>>

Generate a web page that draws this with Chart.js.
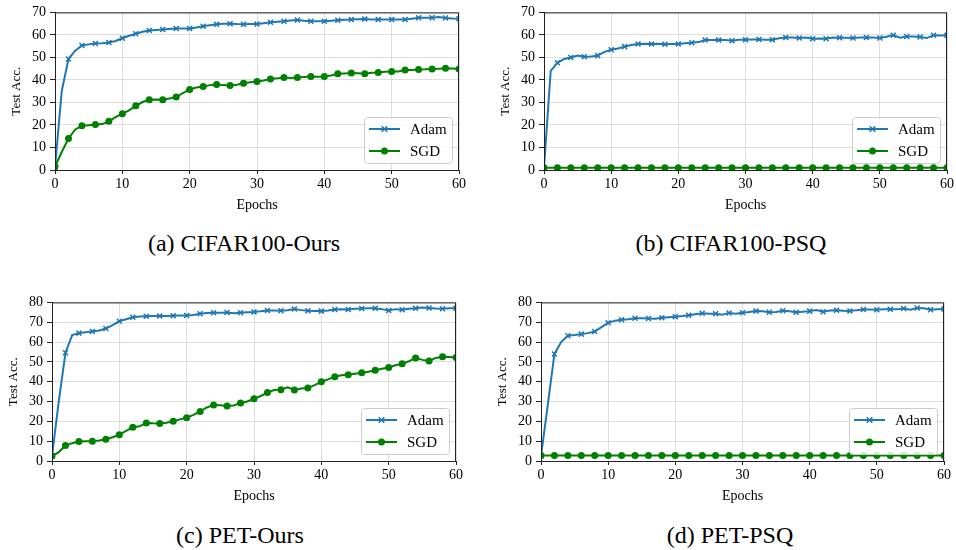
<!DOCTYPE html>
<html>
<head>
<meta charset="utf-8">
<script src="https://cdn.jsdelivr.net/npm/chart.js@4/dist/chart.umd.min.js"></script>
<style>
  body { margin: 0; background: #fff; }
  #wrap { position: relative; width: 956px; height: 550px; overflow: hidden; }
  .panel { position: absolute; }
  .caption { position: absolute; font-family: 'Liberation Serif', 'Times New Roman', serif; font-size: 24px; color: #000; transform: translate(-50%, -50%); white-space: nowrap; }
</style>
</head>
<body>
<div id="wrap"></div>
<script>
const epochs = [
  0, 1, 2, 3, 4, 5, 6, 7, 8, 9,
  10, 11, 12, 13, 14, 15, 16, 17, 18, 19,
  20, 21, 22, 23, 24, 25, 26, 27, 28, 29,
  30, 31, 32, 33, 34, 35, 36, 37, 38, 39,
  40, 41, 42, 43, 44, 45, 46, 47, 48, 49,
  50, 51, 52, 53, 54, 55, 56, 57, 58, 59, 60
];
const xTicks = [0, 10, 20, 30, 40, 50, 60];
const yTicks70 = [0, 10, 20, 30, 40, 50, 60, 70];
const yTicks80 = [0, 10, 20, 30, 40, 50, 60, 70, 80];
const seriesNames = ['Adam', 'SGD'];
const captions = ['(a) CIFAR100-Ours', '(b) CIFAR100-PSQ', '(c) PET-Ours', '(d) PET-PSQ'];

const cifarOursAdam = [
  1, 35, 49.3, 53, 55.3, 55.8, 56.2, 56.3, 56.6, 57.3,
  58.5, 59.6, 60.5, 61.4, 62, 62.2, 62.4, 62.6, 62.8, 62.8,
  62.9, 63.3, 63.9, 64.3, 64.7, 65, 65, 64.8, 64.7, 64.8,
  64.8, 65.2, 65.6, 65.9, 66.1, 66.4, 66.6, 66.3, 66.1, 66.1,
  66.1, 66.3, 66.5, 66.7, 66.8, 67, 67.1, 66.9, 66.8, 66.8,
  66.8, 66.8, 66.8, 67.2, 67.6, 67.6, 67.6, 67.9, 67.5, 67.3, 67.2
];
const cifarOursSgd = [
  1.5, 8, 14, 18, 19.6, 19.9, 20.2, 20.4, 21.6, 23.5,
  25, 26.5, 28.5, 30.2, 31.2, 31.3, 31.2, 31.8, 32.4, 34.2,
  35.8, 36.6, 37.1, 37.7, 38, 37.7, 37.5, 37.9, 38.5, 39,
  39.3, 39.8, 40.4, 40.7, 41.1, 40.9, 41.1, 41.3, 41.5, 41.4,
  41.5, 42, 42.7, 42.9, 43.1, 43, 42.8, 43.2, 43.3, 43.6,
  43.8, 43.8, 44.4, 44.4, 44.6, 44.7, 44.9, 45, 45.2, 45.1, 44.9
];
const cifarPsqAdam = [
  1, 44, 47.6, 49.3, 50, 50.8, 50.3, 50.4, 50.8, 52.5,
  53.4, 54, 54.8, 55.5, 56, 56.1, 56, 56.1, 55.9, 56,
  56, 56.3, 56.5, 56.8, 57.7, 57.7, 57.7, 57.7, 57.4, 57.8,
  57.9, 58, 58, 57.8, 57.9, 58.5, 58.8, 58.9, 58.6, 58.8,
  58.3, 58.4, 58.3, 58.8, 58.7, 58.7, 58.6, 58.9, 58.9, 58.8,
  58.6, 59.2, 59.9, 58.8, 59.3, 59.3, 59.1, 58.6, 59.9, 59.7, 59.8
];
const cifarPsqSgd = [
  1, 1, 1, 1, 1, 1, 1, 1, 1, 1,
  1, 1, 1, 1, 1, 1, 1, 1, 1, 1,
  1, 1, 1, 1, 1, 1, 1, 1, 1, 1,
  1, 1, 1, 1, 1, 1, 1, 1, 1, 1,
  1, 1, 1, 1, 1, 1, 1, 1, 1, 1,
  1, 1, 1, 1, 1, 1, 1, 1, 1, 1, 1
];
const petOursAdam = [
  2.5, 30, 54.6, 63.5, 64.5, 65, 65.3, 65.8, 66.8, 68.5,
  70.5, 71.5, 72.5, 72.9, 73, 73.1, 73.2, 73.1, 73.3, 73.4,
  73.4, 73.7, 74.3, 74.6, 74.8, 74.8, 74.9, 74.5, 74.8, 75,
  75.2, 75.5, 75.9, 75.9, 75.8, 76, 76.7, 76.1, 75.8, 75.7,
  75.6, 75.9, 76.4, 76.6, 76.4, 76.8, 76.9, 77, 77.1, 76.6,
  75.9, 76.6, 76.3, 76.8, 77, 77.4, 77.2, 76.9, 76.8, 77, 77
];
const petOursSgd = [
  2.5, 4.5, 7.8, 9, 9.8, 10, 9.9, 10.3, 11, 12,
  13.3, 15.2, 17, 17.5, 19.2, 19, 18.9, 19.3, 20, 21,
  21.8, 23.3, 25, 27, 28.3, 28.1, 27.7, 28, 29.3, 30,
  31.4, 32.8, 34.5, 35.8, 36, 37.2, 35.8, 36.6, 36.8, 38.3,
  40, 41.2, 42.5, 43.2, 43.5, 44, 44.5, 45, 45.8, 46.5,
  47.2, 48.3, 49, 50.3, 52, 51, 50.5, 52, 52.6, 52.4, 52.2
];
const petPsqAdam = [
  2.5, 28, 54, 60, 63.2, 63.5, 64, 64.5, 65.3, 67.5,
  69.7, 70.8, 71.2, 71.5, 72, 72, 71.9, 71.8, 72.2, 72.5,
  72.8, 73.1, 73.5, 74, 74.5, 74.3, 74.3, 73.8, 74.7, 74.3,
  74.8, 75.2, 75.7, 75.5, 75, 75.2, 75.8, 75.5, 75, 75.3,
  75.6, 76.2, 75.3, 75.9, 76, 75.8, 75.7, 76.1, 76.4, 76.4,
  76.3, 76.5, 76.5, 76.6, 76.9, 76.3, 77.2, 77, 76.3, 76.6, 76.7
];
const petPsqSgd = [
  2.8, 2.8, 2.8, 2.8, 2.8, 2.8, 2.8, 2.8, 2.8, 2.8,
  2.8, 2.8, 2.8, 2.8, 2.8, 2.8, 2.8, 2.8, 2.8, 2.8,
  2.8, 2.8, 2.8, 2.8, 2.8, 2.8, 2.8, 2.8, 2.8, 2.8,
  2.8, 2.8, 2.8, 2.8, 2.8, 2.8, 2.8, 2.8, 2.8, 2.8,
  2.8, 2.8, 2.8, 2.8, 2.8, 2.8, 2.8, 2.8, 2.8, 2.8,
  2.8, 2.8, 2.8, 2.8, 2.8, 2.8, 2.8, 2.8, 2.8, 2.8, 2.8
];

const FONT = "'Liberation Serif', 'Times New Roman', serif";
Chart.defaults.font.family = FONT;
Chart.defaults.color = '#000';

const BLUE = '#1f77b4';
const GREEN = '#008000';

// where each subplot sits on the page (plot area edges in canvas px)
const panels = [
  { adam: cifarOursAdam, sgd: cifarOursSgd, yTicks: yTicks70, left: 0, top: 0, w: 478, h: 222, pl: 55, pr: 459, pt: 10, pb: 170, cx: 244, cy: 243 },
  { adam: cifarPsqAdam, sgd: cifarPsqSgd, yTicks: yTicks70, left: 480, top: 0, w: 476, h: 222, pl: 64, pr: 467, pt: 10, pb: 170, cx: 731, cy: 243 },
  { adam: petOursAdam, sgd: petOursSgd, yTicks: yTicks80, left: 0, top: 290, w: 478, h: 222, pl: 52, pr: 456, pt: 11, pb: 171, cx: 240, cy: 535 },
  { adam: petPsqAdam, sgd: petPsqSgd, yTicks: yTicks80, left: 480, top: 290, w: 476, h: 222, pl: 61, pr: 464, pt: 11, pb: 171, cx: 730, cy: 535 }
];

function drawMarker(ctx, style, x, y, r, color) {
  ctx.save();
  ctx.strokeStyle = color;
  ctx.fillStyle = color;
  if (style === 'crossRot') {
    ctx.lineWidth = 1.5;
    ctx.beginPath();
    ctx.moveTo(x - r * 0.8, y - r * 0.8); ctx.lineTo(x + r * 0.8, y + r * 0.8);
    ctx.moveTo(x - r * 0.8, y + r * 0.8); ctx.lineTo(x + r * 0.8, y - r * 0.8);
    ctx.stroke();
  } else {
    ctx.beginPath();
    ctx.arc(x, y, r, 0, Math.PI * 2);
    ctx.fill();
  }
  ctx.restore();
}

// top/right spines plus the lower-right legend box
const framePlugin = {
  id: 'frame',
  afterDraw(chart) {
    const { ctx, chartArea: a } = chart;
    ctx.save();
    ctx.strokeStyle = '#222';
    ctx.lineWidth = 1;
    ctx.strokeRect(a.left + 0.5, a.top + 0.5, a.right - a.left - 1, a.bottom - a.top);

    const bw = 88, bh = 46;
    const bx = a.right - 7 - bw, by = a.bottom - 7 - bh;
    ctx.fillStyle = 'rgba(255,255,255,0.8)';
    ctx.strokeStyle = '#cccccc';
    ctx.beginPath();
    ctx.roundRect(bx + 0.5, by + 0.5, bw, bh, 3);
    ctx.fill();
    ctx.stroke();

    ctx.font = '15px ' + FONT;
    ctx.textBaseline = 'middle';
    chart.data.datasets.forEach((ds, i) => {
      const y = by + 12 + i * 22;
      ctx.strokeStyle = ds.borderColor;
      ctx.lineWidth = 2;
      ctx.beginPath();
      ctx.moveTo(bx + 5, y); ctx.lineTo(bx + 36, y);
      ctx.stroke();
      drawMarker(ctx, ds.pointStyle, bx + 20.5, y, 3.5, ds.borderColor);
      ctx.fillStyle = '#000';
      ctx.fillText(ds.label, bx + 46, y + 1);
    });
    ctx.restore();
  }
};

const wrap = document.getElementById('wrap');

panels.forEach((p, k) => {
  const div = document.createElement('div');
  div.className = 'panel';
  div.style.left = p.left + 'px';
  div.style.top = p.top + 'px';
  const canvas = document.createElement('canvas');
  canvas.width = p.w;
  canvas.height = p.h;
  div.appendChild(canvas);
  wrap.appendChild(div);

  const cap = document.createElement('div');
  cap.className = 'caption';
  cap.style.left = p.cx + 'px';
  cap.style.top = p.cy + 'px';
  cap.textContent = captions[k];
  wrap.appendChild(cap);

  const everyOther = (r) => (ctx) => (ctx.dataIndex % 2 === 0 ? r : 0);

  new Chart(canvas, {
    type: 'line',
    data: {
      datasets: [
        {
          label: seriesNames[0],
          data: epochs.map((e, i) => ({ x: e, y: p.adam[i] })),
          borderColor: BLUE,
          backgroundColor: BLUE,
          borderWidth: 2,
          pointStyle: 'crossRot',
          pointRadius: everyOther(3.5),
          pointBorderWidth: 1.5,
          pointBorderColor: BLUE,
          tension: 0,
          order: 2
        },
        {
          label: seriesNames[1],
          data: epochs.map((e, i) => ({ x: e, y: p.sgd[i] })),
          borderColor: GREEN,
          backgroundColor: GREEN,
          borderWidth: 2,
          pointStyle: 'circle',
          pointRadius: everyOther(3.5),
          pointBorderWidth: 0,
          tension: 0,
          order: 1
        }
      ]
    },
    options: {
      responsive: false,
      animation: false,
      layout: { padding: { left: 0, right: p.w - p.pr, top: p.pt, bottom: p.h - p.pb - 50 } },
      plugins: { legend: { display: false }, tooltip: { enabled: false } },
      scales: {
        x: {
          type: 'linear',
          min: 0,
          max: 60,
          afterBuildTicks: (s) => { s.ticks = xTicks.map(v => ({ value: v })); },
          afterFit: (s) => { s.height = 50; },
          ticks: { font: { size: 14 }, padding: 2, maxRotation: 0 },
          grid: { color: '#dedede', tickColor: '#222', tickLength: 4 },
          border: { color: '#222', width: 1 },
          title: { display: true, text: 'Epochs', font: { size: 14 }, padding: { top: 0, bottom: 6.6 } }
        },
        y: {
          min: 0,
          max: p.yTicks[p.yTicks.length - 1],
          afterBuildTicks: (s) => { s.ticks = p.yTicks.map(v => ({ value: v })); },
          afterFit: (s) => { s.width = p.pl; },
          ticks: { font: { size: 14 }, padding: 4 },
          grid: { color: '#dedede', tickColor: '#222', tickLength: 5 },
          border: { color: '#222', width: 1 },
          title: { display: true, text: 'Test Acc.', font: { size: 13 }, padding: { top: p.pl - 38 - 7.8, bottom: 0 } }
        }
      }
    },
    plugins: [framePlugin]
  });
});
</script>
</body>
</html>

<<

> **BRIEF**: Leave out the pictures. Transcribe only the lines above, from the first through the one that contains "const captions = ['(a)".

> **EXPECTED ANSWER**:
Generate a web page that draws this with Chart.js.
<!DOCTYPE html>
<html>
<head>
<meta charset="utf-8">
<script src="https://cdn.jsdelivr.net/npm/chart.js@4/dist/chart.umd.min.js"></script>
<style>
  body { margin: 0; background: #fff; }
  #wrap { position: relative; width: 956px; height: 550px; overflow: hidden; }
  .panel { position: absolute; }
  .caption { position: absolute; font-family: 'Liberation Serif', 'Times New Roman', serif; font-size: 24px; color: #000; transform: translate(-50%, -50%); white-space: nowrap; }
</style>
</head>
<body>
<div id="wrap"></div>
<script>
const epochs = [
  0, 1, 2, 3, 4, 5, 6, 7, 8, 9,
  10, 11, 12, 13, 14, 15, 16, 17, 18, 19,
  20, 21, 22, 23, 24, 25, 26, 27, 28, 29,
  30, 31, 32, 33, 34, 35, 36, 37, 38, 39,
  40, 41, 42, 43, 44, 45, 46, 47, 48, 49,
  50, 51, 52, 53, 54, 55, 56, 57, 58, 59, 60
];
const xTicks = [0, 10, 20, 30, 40, 50, 60];
const yTicks70 = [0, 10, 20, 30, 40, 50, 60, 70];
const yTicks80 = [0, 10, 20, 30, 40, 50, 60, 70, 80];
const seriesNames = ['Adam', 'SGD'];
const captions = ['(a) CIFAR100-Ours', '(b) CIFAR100-PSQ', '(c) PET-Ours', '(d) PET-PSQ'];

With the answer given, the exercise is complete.